-- What is asked --
Repeat, exactly and only, the lines from the beginning of the data through the line with "const yTicks = [50, 70, 90, 110, 130, 150, 170, 190];". Pictures are left out.

######

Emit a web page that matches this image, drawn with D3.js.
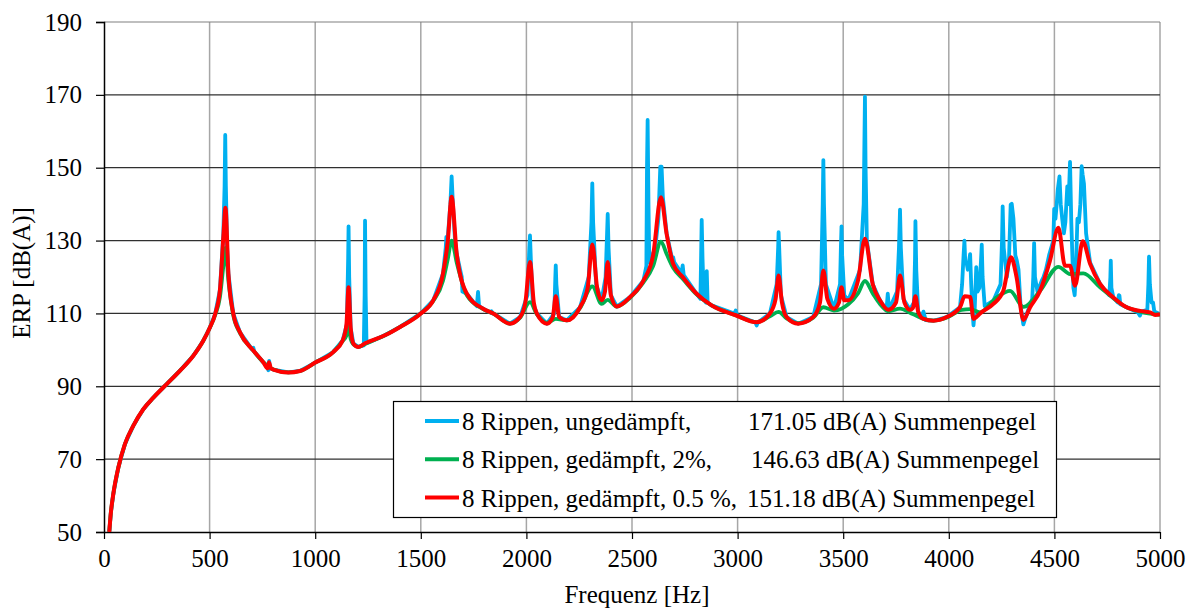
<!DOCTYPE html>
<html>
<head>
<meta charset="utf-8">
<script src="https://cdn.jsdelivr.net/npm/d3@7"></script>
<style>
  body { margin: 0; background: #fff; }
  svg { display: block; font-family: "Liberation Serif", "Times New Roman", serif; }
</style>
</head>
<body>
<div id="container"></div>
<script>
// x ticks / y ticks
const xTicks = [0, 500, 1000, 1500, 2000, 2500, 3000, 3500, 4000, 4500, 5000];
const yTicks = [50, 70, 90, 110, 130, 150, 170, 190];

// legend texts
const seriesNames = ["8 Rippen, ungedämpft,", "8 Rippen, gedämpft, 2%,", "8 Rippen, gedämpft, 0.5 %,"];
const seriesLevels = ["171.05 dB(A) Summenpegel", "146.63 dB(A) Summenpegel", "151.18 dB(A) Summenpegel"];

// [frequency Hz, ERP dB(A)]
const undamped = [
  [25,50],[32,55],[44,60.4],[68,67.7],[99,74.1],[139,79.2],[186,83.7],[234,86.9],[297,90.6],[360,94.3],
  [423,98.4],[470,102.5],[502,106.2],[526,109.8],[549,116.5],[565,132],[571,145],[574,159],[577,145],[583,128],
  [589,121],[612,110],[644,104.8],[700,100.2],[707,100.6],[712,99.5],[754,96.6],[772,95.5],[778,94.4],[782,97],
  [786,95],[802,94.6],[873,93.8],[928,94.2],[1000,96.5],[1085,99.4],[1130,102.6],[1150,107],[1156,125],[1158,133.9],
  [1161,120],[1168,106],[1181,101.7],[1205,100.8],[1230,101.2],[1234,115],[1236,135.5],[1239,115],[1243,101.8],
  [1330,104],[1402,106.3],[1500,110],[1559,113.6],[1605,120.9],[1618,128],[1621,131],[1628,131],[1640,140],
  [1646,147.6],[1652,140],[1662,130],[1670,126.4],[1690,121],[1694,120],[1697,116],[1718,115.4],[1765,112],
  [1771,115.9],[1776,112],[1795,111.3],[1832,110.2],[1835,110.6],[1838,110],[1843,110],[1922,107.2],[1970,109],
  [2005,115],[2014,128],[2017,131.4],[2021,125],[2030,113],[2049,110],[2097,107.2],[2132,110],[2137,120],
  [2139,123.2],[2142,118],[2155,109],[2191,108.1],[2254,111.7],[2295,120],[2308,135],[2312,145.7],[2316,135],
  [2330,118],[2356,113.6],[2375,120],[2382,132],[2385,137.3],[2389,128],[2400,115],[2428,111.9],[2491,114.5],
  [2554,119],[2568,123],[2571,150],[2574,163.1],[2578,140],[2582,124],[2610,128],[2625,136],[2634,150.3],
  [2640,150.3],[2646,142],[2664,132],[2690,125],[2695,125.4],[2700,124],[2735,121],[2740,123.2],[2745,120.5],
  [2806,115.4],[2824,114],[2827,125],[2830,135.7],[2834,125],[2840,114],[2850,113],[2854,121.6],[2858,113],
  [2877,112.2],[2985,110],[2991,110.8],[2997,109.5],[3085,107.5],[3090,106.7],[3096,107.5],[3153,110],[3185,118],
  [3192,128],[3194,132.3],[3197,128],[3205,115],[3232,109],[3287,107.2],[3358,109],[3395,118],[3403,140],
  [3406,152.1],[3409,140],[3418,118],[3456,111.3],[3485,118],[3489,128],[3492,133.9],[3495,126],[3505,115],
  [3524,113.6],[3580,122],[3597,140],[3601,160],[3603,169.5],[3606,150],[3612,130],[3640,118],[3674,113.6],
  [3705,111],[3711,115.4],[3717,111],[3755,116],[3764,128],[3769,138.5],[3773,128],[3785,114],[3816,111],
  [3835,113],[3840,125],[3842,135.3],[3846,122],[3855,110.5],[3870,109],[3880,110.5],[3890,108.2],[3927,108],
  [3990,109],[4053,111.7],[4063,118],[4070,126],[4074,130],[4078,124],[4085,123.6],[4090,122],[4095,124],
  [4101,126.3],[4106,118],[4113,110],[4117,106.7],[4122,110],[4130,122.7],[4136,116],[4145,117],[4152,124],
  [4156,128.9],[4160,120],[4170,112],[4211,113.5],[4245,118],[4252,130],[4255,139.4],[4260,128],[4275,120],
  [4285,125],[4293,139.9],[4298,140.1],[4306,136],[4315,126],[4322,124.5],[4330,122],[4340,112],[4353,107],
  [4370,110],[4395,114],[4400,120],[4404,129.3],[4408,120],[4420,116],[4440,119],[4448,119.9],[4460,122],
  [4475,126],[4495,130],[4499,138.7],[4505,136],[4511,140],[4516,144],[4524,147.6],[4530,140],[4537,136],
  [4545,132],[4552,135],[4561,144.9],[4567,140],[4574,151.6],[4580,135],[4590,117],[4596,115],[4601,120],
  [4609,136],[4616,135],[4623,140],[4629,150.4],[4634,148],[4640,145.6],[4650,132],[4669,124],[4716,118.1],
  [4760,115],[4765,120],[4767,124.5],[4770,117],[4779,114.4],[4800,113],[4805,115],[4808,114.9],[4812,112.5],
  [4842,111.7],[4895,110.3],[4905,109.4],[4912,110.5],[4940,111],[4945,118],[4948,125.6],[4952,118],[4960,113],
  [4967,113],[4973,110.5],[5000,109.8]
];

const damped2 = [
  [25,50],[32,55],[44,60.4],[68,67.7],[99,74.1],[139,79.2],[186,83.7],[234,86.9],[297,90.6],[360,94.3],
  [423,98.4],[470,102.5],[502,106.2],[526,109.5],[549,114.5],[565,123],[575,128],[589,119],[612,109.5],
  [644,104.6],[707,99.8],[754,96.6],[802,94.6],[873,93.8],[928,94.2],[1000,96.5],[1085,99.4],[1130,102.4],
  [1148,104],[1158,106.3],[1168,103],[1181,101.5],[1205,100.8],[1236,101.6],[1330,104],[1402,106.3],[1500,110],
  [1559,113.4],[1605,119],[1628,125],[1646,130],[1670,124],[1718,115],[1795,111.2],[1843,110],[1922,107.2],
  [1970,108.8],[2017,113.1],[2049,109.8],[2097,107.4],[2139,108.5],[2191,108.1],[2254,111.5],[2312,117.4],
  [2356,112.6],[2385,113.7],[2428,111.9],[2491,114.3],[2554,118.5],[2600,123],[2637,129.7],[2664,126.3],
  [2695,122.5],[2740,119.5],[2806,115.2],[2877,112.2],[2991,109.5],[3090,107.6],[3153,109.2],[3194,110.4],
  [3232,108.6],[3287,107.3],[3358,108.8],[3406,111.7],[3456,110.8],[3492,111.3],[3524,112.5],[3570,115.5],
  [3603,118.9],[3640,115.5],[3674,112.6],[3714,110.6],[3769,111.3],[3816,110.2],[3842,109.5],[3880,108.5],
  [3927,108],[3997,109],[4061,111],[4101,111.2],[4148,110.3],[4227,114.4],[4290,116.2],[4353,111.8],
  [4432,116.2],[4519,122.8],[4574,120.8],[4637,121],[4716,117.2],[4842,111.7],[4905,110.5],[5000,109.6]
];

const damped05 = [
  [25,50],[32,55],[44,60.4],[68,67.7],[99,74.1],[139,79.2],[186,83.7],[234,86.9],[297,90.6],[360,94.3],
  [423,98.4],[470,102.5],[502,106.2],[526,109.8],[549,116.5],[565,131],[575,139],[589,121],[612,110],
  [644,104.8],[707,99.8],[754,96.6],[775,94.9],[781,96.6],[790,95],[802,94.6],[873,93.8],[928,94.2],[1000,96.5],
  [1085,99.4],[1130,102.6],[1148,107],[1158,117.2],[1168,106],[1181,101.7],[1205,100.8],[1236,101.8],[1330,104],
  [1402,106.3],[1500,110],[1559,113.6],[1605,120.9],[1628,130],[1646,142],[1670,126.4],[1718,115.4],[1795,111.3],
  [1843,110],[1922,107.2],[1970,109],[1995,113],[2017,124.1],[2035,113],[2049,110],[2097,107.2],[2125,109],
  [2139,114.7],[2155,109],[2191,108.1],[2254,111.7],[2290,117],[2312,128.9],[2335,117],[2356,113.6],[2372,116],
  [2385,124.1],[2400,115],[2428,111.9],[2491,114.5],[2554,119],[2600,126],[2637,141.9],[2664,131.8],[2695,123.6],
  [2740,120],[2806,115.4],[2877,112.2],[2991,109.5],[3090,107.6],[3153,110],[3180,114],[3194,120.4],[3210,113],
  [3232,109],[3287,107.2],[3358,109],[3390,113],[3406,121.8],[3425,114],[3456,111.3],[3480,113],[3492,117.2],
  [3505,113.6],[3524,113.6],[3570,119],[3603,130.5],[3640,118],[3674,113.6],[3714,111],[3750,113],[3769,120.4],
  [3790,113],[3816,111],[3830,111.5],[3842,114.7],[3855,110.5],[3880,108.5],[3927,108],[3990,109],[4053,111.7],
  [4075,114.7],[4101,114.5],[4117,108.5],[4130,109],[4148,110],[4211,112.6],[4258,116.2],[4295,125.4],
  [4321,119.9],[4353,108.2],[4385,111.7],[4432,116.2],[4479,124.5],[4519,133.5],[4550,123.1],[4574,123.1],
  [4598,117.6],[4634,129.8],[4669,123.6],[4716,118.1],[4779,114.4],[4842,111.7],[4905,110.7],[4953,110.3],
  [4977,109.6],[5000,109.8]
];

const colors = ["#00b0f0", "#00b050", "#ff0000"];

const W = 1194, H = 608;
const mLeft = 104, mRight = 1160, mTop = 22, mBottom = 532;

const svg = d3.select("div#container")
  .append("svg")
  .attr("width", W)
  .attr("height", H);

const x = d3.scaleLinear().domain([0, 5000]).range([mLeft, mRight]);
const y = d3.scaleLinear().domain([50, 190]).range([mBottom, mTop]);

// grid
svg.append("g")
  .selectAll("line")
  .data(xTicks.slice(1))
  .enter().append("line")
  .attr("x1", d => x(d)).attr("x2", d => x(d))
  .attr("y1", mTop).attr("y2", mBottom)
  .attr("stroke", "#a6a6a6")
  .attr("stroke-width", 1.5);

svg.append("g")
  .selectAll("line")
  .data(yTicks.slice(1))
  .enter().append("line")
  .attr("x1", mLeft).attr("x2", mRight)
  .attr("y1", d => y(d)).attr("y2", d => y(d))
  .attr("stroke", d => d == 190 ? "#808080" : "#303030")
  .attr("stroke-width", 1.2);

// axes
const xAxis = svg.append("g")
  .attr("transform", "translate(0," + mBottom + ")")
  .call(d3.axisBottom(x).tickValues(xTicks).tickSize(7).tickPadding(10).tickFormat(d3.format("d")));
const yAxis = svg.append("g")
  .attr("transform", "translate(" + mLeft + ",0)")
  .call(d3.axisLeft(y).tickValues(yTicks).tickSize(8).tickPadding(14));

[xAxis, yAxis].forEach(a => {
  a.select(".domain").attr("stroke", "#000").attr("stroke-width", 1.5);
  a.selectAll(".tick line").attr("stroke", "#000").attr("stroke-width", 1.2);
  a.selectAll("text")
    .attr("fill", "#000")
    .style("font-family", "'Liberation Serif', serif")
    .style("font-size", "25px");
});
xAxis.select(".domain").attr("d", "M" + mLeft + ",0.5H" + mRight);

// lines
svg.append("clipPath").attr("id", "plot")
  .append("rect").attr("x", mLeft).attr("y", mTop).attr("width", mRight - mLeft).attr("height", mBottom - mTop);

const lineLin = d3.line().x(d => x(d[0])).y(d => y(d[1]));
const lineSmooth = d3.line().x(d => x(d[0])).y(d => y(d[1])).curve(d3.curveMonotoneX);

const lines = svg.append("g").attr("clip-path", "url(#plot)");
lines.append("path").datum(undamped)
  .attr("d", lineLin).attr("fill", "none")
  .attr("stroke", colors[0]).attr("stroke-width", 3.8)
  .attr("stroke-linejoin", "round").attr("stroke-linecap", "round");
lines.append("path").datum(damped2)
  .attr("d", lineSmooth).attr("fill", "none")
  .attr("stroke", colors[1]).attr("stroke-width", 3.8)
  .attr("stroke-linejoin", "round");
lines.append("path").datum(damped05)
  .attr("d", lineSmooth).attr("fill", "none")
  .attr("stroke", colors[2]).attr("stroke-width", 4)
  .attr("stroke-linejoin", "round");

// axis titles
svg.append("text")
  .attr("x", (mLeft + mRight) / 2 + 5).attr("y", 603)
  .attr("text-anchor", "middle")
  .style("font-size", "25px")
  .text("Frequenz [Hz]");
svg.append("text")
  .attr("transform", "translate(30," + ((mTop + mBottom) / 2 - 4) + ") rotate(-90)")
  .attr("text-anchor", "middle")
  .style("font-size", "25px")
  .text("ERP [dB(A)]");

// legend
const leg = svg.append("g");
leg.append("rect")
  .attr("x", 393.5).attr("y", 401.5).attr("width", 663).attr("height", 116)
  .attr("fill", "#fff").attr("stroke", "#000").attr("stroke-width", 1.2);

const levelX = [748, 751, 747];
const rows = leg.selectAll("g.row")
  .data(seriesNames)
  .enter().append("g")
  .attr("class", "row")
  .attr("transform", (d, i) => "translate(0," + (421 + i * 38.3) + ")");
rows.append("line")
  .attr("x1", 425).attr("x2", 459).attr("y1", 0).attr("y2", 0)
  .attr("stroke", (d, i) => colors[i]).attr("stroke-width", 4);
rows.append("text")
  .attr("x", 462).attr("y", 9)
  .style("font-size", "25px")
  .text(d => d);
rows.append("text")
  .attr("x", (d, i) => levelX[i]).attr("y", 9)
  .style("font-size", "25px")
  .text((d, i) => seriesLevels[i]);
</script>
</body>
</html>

######

-- Full output --
Emit a web page that matches this image, drawn with D3.js.
<!DOCTYPE html>
<html>
<head>
<meta charset="utf-8">
<script src="https://cdn.jsdelivr.net/npm/d3@7"></script>
<style>
  body { margin: 0; background: #fff; }
  svg { display: block; font-family: "Liberation Serif", "Times New Roman", serif; }
</style>
</head>
<body>
<div id="container"></div>
<script>
// x ticks / y ticks
const xTicks = [0, 500, 1000, 1500, 2000, 2500, 3000, 3500, 4000, 4500, 5000];
const yTicks = [50, 70, 90, 110, 130, 150, 170, 190];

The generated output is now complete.